▶ **Problem details**: Drop the pictures from the entries below, then reproduce the rest exactly.

▶ **Exercise inputs**:
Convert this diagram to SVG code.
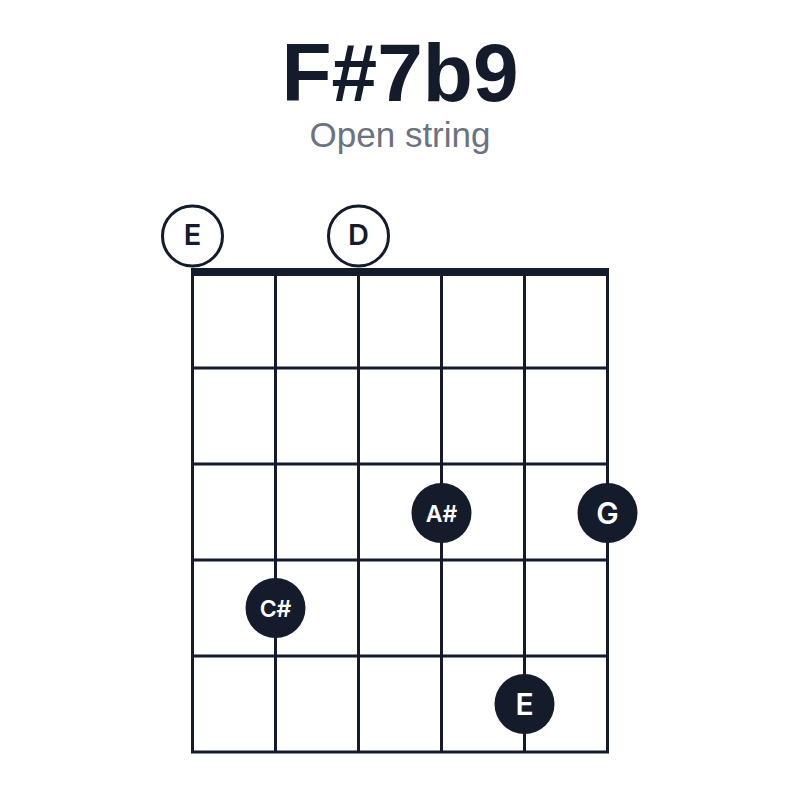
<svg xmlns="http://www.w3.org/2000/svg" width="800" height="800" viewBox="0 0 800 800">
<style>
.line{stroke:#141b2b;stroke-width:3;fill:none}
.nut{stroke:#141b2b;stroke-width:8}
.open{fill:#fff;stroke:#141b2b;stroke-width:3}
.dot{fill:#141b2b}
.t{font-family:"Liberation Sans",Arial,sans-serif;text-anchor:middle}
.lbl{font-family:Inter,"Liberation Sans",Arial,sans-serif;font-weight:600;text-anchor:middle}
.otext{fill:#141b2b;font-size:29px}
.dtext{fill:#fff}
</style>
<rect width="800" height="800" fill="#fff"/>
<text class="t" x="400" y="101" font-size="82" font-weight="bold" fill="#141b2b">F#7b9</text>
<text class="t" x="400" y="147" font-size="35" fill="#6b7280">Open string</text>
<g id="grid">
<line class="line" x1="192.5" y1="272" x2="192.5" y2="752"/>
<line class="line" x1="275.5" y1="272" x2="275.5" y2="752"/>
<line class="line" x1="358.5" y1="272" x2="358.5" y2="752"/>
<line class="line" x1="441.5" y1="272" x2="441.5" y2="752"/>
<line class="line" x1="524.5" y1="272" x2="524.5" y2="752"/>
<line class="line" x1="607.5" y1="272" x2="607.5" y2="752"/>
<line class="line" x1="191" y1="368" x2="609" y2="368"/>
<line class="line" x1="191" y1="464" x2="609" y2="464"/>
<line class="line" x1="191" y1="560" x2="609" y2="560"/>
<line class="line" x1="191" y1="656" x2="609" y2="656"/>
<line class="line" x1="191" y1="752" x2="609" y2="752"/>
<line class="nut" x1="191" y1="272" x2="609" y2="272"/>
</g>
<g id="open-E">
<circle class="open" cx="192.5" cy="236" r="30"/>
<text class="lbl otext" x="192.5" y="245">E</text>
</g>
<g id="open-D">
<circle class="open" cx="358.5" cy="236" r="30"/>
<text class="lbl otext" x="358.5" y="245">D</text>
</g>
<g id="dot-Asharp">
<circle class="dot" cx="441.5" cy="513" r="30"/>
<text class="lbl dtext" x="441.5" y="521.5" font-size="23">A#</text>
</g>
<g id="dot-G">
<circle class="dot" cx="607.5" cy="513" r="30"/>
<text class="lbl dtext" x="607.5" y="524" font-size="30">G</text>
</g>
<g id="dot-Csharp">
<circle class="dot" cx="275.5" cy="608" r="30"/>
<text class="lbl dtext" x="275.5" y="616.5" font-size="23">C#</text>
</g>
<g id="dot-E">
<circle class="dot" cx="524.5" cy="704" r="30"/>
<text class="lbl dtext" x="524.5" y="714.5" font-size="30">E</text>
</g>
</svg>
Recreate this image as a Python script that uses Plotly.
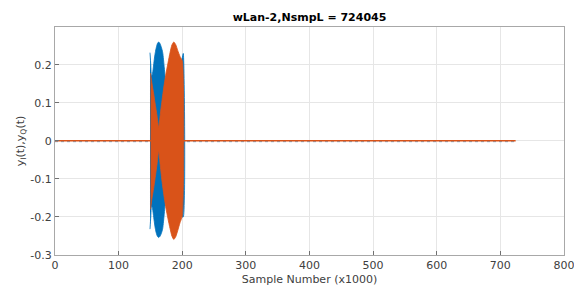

▶ **Answer for this exercise**:
Convert this diagram to SVG code.
<svg xmlns="http://www.w3.org/2000/svg" width="800" height="800" viewBox="0 0 800 800">
<style>
.line{stroke:#141b2b;stroke-width:3;fill:none}
.nut{stroke:#141b2b;stroke-width:8}
.open{fill:#fff;stroke:#141b2b;stroke-width:3}
.dot{fill:#141b2b}
.t{font-family:"Liberation Sans",Arial,sans-serif;text-anchor:middle}
.lbl{font-family:Inter,"Liberation Sans",Arial,sans-serif;font-weight:600;text-anchor:middle}
.otext{fill:#141b2b;font-size:29px}
.dtext{fill:#fff}
</style>
<rect width="800" height="800" fill="#fff"/>
<text class="t" x="400" y="101" font-size="82" font-weight="bold" fill="#141b2b">F#7b9</text>
<text class="t" x="400" y="147" font-size="35" fill="#6b7280">Open string</text>
<g id="grid">
<line class="line" x1="192.5" y1="272" x2="192.5" y2="752"/>
<line class="line" x1="275.5" y1="272" x2="275.5" y2="752"/>
<line class="line" x1="358.5" y1="272" x2="358.5" y2="752"/>
<line class="line" x1="441.5" y1="272" x2="441.5" y2="752"/>
<line class="line" x1="524.5" y1="272" x2="524.5" y2="752"/>
<line class="line" x1="607.5" y1="272" x2="607.5" y2="752"/>
<line class="line" x1="191" y1="368" x2="609" y2="368"/>
<line class="line" x1="191" y1="464" x2="609" y2="464"/>
<line class="line" x1="191" y1="560" x2="609" y2="560"/>
<line class="line" x1="191" y1="656" x2="609" y2="656"/>
<line class="line" x1="191" y1="752" x2="609" y2="752"/>
<line class="nut" x1="191" y1="272" x2="609" y2="272"/>
</g>
<g id="open-E">
<circle class="open" cx="192.5" cy="236" r="30"/>
<text class="lbl otext" x="192.5" y="245">E</text>
</g>
<g id="open-D">
<circle class="open" cx="358.5" cy="236" r="30"/>
<text class="lbl otext" x="358.5" y="245">D</text>
</g>
<g id="dot-Asharp">
<circle class="dot" cx="441.5" cy="513" r="30"/>
<text class="lbl dtext" x="441.5" y="521.5" font-size="23">A#</text>
</g>
<g id="dot-G">
<circle class="dot" cx="607.5" cy="513" r="30"/>
<text class="lbl dtext" x="607.5" y="524" font-size="30">G</text>
</g>
<g id="dot-Csharp">
<circle class="dot" cx="275.5" cy="608" r="30"/>
<text class="lbl dtext" x="275.5" y="616.5" font-size="23">C#</text>
</g>
<g id="dot-E">
<circle class="dot" cx="524.5" cy="704" r="30"/>
<text class="lbl dtext" x="524.5" y="714.5" font-size="30">E</text>
</g>
</svg>
Recreate this image as a Python script that uses Plotly.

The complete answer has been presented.